My rating: 2 of 5 stars
I am sure I would have liked this more had I not recently re-watched the movie. For some reason, last week my sister broke out the 'ol VHS tape, popped it into our combo player and we plopped down and watched that familiar favorite. And for some reason, I had the urge to read the novel on which it was based.
Too soon. The two versions are rather similar and the occasions on which they differ tend to favor the movie. I get the impression of "touching up," as if the people behind the movie were mostly happy with the story but still felt it needed some tweaking. I am inclined to agree with them. The ending especially, the part that they reworked the most, was very weak and disappointing in the book. I suppose I like it that Mr. M and his wife stayed together but I am glad they cut the whole section on his career as a car salesman. I won't even mention his reconciliation with Tracy -- what was Perrotta thinking?

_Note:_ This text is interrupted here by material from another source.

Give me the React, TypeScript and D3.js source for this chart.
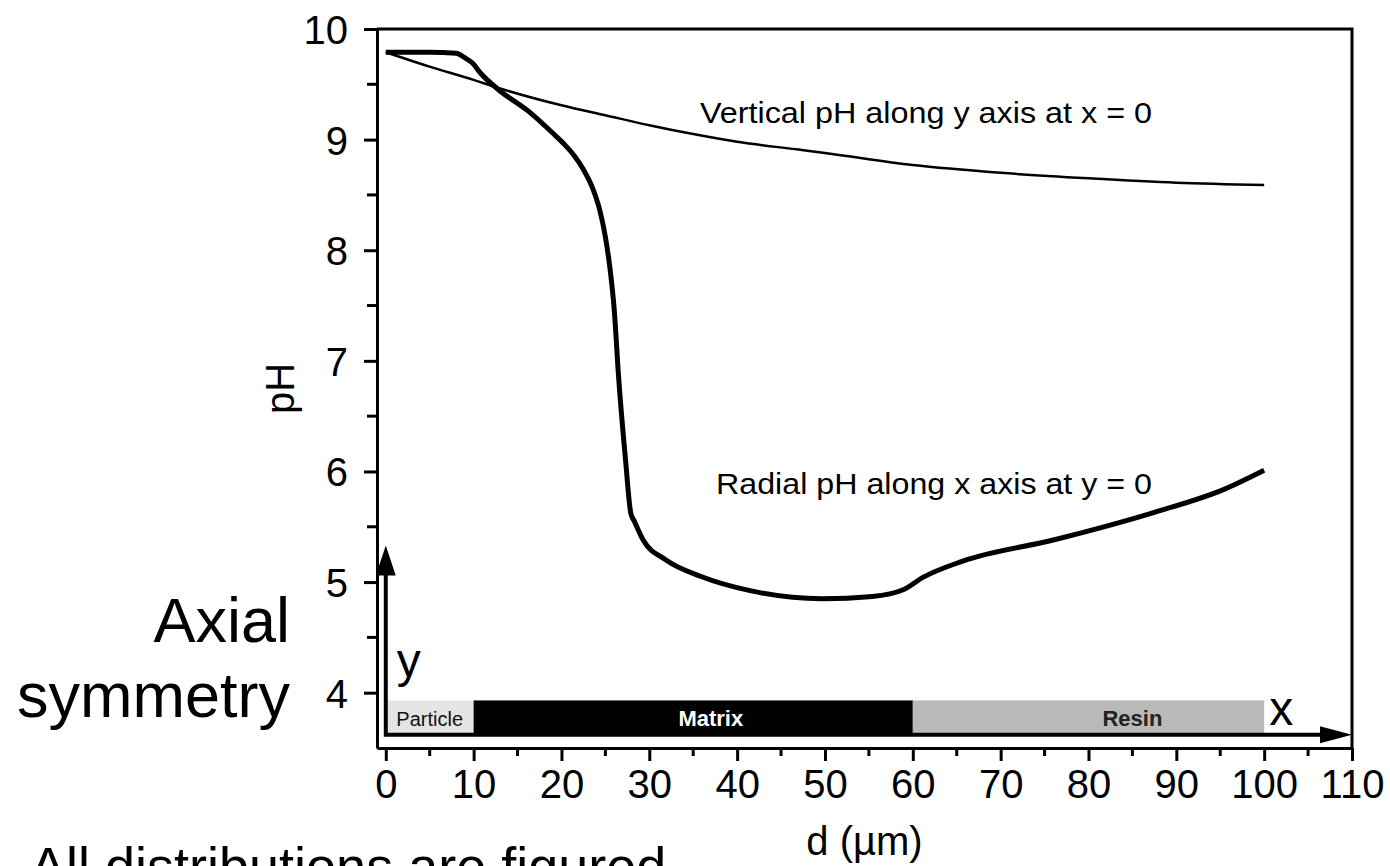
import * as d3 from 'd3';
import React, { useEffect, useRef } from 'react';

// pH along y axis at x = 0 (thin line)
const vertD = [0, 5, 10, 12.7, 20, 25, 30, 35, 40, 47, 50, 60, 70, 80, 90, 100];
const vertPH = [9.79, 9.66, 9.54, 9.47, 9.31, 9.22, 9.13, 9.05, 8.98, 8.91, 8.88, 8.77, 8.70, 8.65, 8.61, 8.59];

// pH along x axis at y = 0 (thick line)
const radD = [0, 5, 8, 9, 9.9, 10.8, 12.7, 16.5, 19, 20.3, 21.5, 22.5, 23.5, 24.4, 25, 25.5, 26, 26.5, 27.3, 27.9, 28.3, 29.3, 31.9, 35.9, 41.6, 49.7, 55.4, 58.9, 61.1, 65.7, 76, 87.5, 95.5, 100];
const radPH = [9.79, 9.79, 9.78, 9.74, 9.69, 9.60, 9.46, 9.24, 9.06, 8.96, 8.85, 8.73, 8.57, 8.35, 8.12, 7.85, 7.47, 6.86, 6.10, 5.62, 5.55, 5.38, 5.20, 5.05, 4.92, 4.85, 4.87, 4.93, 5.04, 5.19, 5.38, 5.63, 5.84, 6.01];

// material zones drawn along the bottom
const zoneNames = ['Particle', 'Matrix', 'Resin'];
const zoneStart = [0, 10, 60];
const zoneEnd = [10, 60, 100];

const xTicks = [0, 10, 20, 30, 40, 50, 60, 70, 80, 90, 100, 110];
const xMinor = [5, 15, 25, 35, 45, 55, 65, 75, 85, 95, 105];
const yTicks = [4, 5, 6, 7, 8, 9, 10];
const yMinor = [4.5, 5.5, 6.5, 7.5, 8.5, 9.5];

const App = () => {
    const ref = useRef<SVGSVGElement>(null);
    const W = 1390, H = 866;
    const margin = { top: 29, right: 38, bottom: 118, left: 377 };
    const font = "'Liberation Sans', Arial, sans-serif";

    useEffect(() => {
        const svg = d3.select(ref.current);
        svg.selectAll('*').remove();

        const x = d3.scaleLinear().domain([-1, 110]).range([margin.left, W - margin.right]);
        const y = d3.scaleLinear().domain([3.5, 10]).range([H - margin.bottom, margin.top]);

        svg.append('rect').attr('width', W).attr('height', H).attr('fill', '#fff');

        // zone bars
        const barTop = 3.93, barBot = 3.62;
        const zoneFill = ['#e4e4e4', '#000', '#b9b9b9'];
        const zoneText = ['#111', '#fff', '#222'];
        zoneNames.forEach((name, i) => {
            svg.append('rect')
                .attr('x', x(zoneStart[i]))
                .attr('y', y(barTop))
                .attr('width', x(zoneEnd[i]) - x(zoneStart[i]))
                .attr('height', y(barBot) - y(barTop))
                .attr('fill', zoneFill[i]);
        });
        // labels of zones
        const labX = [5, 37, 85];
        zoneNames.forEach((name, i) => {
            svg.append('text')
                .attr('x', x(labX[i]))
                .attr('y', y(barBot) - 9)
                .attr('text-anchor', 'middle')
                .attr('font-family', font)
                .attr('font-size', i === 0 ? 20 : 22)
                .attr('font-weight', i === 0 ? 'normal' : 'bold')
                .attr('fill', zoneText[i])
                .text(name);
        });

        // coordinate arrows (y up at x=0, x right along bottom)
        const tipY = 5.33;
        svg.append('path')
            .attr('d', d3.line()([[x(0), y(tipY) + 26], [x(0), y(barBot)], [x(110) - 28, y(barBot)]]))
            .attr('fill', 'none')
            .attr('stroke', '#000')
            .attr('stroke-width', 4);
        svg.append('path')
            .attr('d', d3.line()([[x(0), y(tipY)], [x(0) - 10, y(tipY) + 30], [x(0) + 10, y(tipY) + 30]]) + 'Z')
            .attr('fill', '#000');
        svg.append('path')
            .attr('d', d3.line()([[x(110), y(barBot)], [x(110) - 32, y(barBot) - 8.5], [x(110) - 32, y(barBot) + 8.5]]) + 'Z')
            .attr('fill', '#000');
        svg.append('text')
            .attr('x', x(0) + 11).attr('y', 677)
            .attr('font-family', font).attr('font-size', 48)
            .text('y');
        svg.append('text')
            .attr('x', x(100) + 5).attr('y', 725)
            .attr('font-family', font).attr('font-size', 48)
            .text('x');

        // curves
        const line = d3.line<[number, number]>()
            .x(d => x(d[0]))
            .y(d => y(d[1]))
            .curve(d3.curveMonotoneX);
        svg.append('path')
            .attr('d', line(vertD.map((d, i) => [d, vertPH[i]] as [number, number])))
            .attr('fill', 'none').attr('stroke', '#000').attr('stroke-width', 2.5);
        svg.append('path')
            .attr('d', line(radD.map((d, i) => [d, radPH[i]] as [number, number])))
            .attr('fill', 'none').attr('stroke', '#000').attr('stroke-width', 5)
            .attr('stroke-linejoin', 'round');

        // frame
        svg.append('path')
            .attr('d', `M${x(-1)},${y(10)}H${x(110)}V${y(3.5)}`)
            .attr('fill', 'none').attr('stroke', '#000').attr('stroke-width', 3);

        // x axis
        const gx = svg.append('g')
            .attr('transform', `translate(0,${y(3.5)})`)
            .call(d3.axisBottom(x).tickValues(xTicks).tickFormat(d3.format('d')).tickSize(13).tickSizeOuter(0).tickPadding(8));
        xMinor.forEach(v => {
            gx.append('line').attr('x1', x(v)).attr('x2', x(v)).attr('y1', 0).attr('y2', 8)
                .attr('stroke', '#000').attr('stroke-width', 3);
        });

        // y axis
        const gy = svg.append('g')
            .attr('transform', `translate(${x(-1)},0)`)
            .call(d3.axisLeft(y).tickValues(yTicks).tickFormat(d3.format('d')).tickSize(13).tickSizeOuter(0).tickPadding(16));
        yMinor.forEach(v => {
            gy.append('line').attr('x1', 0).attr('x2', -10).attr('y1', y(v)).attr('y2', y(v))
                .attr('stroke', '#000').attr('stroke-width', 3);
        });

        [gx, gy].forEach(g => {
            g.select('.domain').attr('stroke-width', 3);
            g.selectAll('.tick line').attr('stroke-width', 3);
            g.selectAll('.tick text')
                .attr('font-family', font)
                .attr('font-size', 40)
                .attr('fill', '#000');
        });
        gy.selectAll('.tick text').attr('dy', '0.36em');
        gx.selectAll('.tick text').attr('dy', '0.72em');

        // axis titles
        svg.append('text')
            .attr('x', (x(-1) + x(110)) / 2).attr('y', 855)
            .attr('text-anchor', 'middle')
            .attr('font-family', font).attr('font-size', 40)
            .text('d (µm)');
        svg.append('text')
            .attr('transform', `translate(294,${(y(3.5) + y(10)) / 2}) rotate(-90)`)
            .attr('text-anchor', 'middle')
            .attr('font-family', font).attr('font-size', 40)
            .text('pH');

        // curve annotations
        svg.append('text')
            .attr('x', 700).attr('y', 123)
            .attr('font-family', font).attr('font-size', 30)
            .attr('textLength', 452).attr('lengthAdjust', 'spacingAndGlyphs')
            .text('Vertical pH along y axis at x = 0');
        svg.append('text')
            .attr('x', 716).attr('y', 494)
            .attr('font-family', font).attr('font-size', 30)
            .attr('textLength', 436).attr('lengthAdjust', 'spacingAndGlyphs')
            .text('Radial pH along x axis at y = 0');

        // side text
        svg.append('text')
            .attr('x', 290).attr('y', 642)
            .attr('text-anchor', 'end')
            .attr('font-family', font).attr('font-size', 63)
            .text('Axial');
        svg.append('text')
            .attr('x', 290).attr('y', 717)
            .attr('text-anchor', 'end')
            .attr('font-family', font).attr('font-size', 63)
            .text('symmetry');
        // caption below the chart, cut by the bottom edge as in the source
        svg.append('text')
            .attr('x', 30).attr('y', 885)
            .attr('font-family', font).attr('font-size', 54)
            .text('All distributions are figured');
    }, []);

    return (
        <div>
            <svg ref={ref} width={W} height={H} style={{ position: 'absolute', left: 0, top: 0 }}>
            </svg>
        </div>
    );
};

export default App;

The book has nothing to offer that is not in the movie. Usually, in the old "Film Vs. Print" never-ending battle, the book has the advantage of length. It can flesh out, expand on concepts and scenes that the movie people are forced to glaze over or leave out completely. But this is a very short, light read, in which Perrotta leaves the philosophy to the old dead guys.
And -- dare I say -- I feel some things were handled much better in the movie. The characters, for example, sparkle more on-screen: we see just how big of a cut-throat bitch Tracy really is, Paul is even dopier and more naive, and even Mr. M gets a shot in the arm from Matthew Broderick's worthy performance.
It is still a good story, but I can't shake the feeling that this book was written mainly for the opportunity of turning it into a much better movie. Hindsight, you know.